Operativo de rescate

Horas antes de arribar a Mendoza se desató un fuerte viento zonda en el norte argentino. Esa situación hizo temer lo peor, por lo que las autoridades locales comenzaron a organizar el operativo de búsqueda y rescate de la avioneta.

Sin embargo, Nicolás Bade finalmente arribó a destino. Ese momento, el del avión aproximándose a tierra firme, generó tremendo alivio y lógica alegría en los familiares que lo aguardaban en Mendoza.

 

Volar el lugar de la tragedia de Los Andes: «Pasé raspando por allí»

Uno de los momentos más fuertes del vuelo de Bade fue cuando tuvo que pasar por el Planchón de Los Andes, zona del famoso glaciar de Las Lágrimas. En ese sitio, pero seis años antes de su travesía, había ocurrido el accidente conocido como el «Milagro de los Andes». Fue cuando un avión que conducía a un equipo de rugby uruguayo se estrelló en un risco de la cordillera.

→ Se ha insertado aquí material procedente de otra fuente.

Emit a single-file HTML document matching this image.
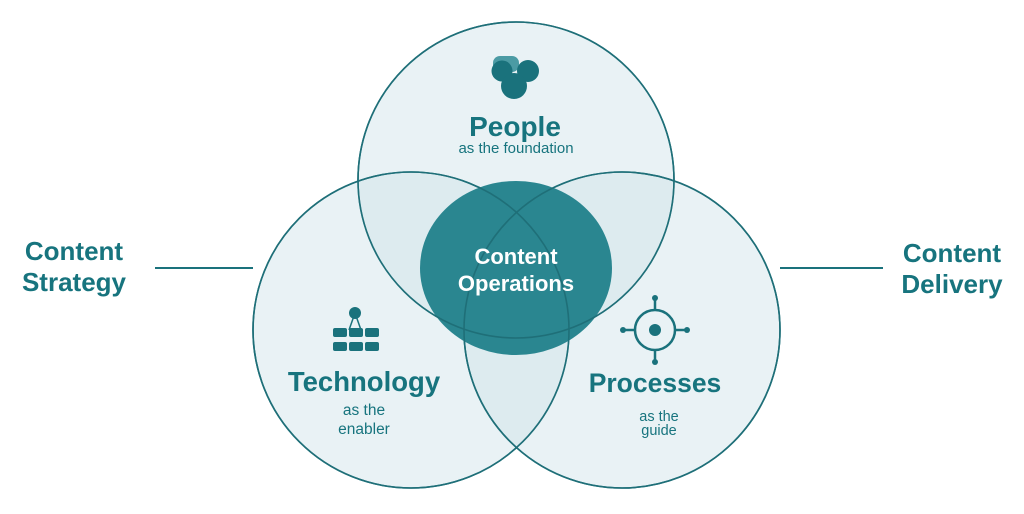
<!DOCTYPE html>
<html><head><meta charset="utf-8"><style>
html,body{margin:0;padding:0;background:#fff;width:1024px;height:514px;overflow:hidden}
text{font-family:"Liberation Sans",Arial,sans-serif}
</style></head><body>
<svg width="1024" height="514" viewBox="0 0 1024 514" xmlns="http://www.w3.org/2000/svg">
<g fill="#cfe3e8" fill-opacity="0.45" stroke="#1f7580" stroke-width="1.6">
<circle cx="516" cy="180" r="158"/>
<circle cx="411" cy="330" r="158"/>
<circle cx="622" cy="330" r="158"/>
</g>
<ellipse cx="516" cy="268" rx="96" ry="87" fill="#2a8690"/>
<g fill="none" stroke="#1f6f78" stroke-width="1.6">
<circle cx="516" cy="180" r="158"/>
<circle cx="411" cy="330" r="158"/>
<circle cx="622" cy="330" r="158"/>
</g>
<!-- people icon -->
<rect x="493" y="56" width="26" height="16" rx="7" fill="#4b9ba4"/>
<g fill="#1a727c">
<circle cx="502" cy="71" r="10.5"/>
<circle cx="528" cy="71" r="11"/>
<circle cx="514" cy="86" r="13"/>
</g>
<!-- tech icon -->
<g fill="#1a727c">
<circle cx="355" cy="313" r="6"/>
<line x1="355" y1="313" x2="349" y2="330" stroke="#1a727c" stroke-width="1.5"/>
<line x1="355" y1="313" x2="361" y2="330" stroke="#1a727c" stroke-width="1.5"/>
<rect x="333" y="328" width="14" height="9" rx="2"/><rect x="349" y="328" width="14" height="9" rx="2"/><rect x="365" y="328" width="14" height="9" rx="2"/>
<rect x="333" y="342" width="14" height="9" rx="2"/><rect x="349" y="342" width="14" height="9" rx="2"/><rect x="365" y="342" width="14" height="9" rx="2"/>
</g>
<!-- process icon -->
<g stroke="#1a727c" stroke-width="2.5" fill="none">
<circle cx="655" cy="330" r="20"/>
<line x1="655" y1="300" x2="655" y2="310"/><line x1="655" y1="350" x2="655" y2="360"/>
<line x1="624" y1="330" x2="635" y2="330"/><line x1="675" y1="330" x2="686" y2="330"/>
</g>
<g fill="#1a727c">
<circle cx="655" cy="330" r="6"/><circle cx="655" cy="298" r="3"/><circle cx="655" cy="362" r="3"/>
<circle cx="623" cy="330" r="3"/><circle cx="687" cy="330" r="3"/>
</g>
<g fill="#17747e" text-anchor="middle">
<text x="515" y="136" font-size="28" font-weight="bold">People</text>
<text x="516" y="153" font-size="15">as the foundation</text>
<text x="364" y="391" font-size="27.5" font-weight="bold">Technology</text>
<text x="364" y="415" font-size="15.5">as the</text>
<text x="364" y="434" font-size="15.5">enabler</text>
<text x="655" y="392" font-size="26.5" font-weight="bold">Processes</text>
<text x="659" y="421" font-size="14.5">as the</text>
<text x="659" y="435" font-size="14.5">guide</text>
<text x="74" y="260" font-size="26" font-weight="bold">Content</text>
<text x="74" y="291" font-size="26" font-weight="bold">Strategy</text>
<text x="952" y="262" font-size="26" font-weight="bold">Content</text>
<text x="952" y="293" font-size="26" font-weight="bold">Delivery</text>
</g>
<g fill="#fff" text-anchor="middle" font-weight="bold" font-size="22">
<text x="516" y="264">Content</text>
<text x="516" y="291">Operations</text>
</g>
<g stroke="#1a727c" stroke-width="2">
<line x1="155" y1="268" x2="253" y2="268"/>
<line x1="780" y1="268" x2="883" y2="268"/>
</g>
</svg>
</body></html>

Recordemos el hecho: El viernes 13 de octubre de 1972, un avión uruguayo con 45 personas a bordo se estrelló en los Andes. El grupo estaba compuesto por jóvenes jugadores de rugby, sus amigos y parientes. Los sobrevivientes al choque quedaron atrapados por las montañas nevadas a casi 4.000 m de altitud, sin comida suficiente, sin agua, sin vestimenta adecuada y soportando temperaturas menores a -30ºC.

Para sobrevivir, los accidentados tuvieron que elaborar tecnologías alternativas: producir agua a bajísima temperatura utilizando la nieve, emplear las fundas de los asientos para confeccionar abrigos precarios, improvisar camillas para los heridos, convertir los almohadones en raquetas para no hundirse en la nieve, armar lentes para protegerse del reflejo y la agresión ultravioleta.

La falta de alimento los obligó a tomar la difícil decisión de tomar la carne de los cuerpos de los fallecidos como única posibilidad de no morir.

-¿Qué sintió el día que sobrevoló el lugar donde había ocurrido la tragedia de Los Andes?

-Estaba preocupado en observar el altímetro y a punto de no cruzar e ir más hacia el sur, donde la cordillera es más baja. Pasé pero raspando. Lo que recuerdo es que no quise pensar en la tragedia de los Andes.